Halle did at least awaken some Germans to those views, said Gideon Botsch, director of Potsdam University's Emil Julius Gumbel research center for anti-Semitism and far-right extremism (EJGF).
In the days after the attack, thousands of people came out in Halle to form a human chain to symbolically protect their city's synagogue. "It was a new experience for the Jewish minority in Germany that there was a significant measure of solidarity both in Halle itself and across Germany," he told DW. "People expressed their condolences and support. That was without doubt something new and positive."
How are authorities addressing the problem?
Botsch also said that at a political level, many measures had already been initiated before the attack, with the introduction of anti-Semitism commissioners and other contact offices both at federal and state levels, and more anti-Semitism research programs.

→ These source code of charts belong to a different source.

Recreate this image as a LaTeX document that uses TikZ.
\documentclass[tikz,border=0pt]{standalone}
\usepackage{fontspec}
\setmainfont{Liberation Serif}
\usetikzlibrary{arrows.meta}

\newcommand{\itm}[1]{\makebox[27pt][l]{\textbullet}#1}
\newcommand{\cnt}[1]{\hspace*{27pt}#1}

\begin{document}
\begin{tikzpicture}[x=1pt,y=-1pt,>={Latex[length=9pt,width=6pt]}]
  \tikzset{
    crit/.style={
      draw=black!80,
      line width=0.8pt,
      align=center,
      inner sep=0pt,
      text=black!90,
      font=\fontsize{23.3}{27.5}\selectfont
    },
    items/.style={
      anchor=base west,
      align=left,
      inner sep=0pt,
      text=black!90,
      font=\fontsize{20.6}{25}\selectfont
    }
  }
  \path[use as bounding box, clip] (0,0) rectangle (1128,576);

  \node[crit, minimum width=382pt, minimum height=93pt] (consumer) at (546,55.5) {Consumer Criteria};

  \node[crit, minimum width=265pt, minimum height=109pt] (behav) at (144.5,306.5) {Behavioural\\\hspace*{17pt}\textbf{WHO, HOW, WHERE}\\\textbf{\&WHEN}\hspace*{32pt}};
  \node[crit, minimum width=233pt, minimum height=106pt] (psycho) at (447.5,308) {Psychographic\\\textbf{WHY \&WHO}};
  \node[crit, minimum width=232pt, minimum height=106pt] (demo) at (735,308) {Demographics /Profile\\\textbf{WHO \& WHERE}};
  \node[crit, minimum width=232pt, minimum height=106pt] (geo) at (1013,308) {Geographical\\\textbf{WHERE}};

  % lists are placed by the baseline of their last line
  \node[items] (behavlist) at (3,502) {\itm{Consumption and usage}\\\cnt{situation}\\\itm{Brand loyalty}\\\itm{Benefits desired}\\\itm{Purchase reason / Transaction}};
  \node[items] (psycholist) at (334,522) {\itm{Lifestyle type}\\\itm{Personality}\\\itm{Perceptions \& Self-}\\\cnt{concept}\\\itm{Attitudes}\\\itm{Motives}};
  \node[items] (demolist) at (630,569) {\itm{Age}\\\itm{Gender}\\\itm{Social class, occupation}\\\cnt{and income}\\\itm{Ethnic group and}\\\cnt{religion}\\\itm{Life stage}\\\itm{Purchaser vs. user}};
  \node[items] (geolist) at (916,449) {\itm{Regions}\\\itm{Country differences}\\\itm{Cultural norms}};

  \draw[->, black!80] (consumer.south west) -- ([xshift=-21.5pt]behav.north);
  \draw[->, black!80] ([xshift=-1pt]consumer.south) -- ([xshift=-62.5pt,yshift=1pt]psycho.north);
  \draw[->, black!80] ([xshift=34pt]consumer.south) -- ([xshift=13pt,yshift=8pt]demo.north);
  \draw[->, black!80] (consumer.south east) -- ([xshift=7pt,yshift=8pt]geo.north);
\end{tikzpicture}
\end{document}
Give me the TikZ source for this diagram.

"Several measures and concepts were confirmed, and maybe accelerated" by the Halle attack, Botsch said. Berlin probably has the most progressive system, he remarked, with anti-Semitism commissioners for both the police and the judiciary, as well as one for the state government itself. But other states are much further behind, he added.
Among these new initiatives has been the launch of online portals to report anti-Semitic incidents, brought together in 2018 as the Federal Association of Departments for Research and Information on Antisemitism (RIAS), which now has regional offices in four German states. This has helped to ensure that what Königsberg calls the "anti-Semitic context" of certain crimes might no longer be overlooked.
Annette Seidel-Arpaci, director of RIAS in Bavaria, said her organization had recorded seven anti-Semitic incidents outside synagogues in Bavaria in a year, but she thinks that is almost certainly just the tip of a big iceberg, "because I'm sure not everything is reported to us." "In most cases, it's true that passersby don't intervene," she told DW.
"I think it's difficult to say whether there has been any increased awareness within wider society after Halle. People who were already sensitized are perhaps a little more sensitized," Seidel-Arpaci concluded. "But it is also the case that any increased awareness should lead to people intervening and certainly to police protection at every synagogue."
As Rabbi Andreas Nachama wrote in the Jüdische Allgemeine newspaper this month, "there is much more to do," even a year later.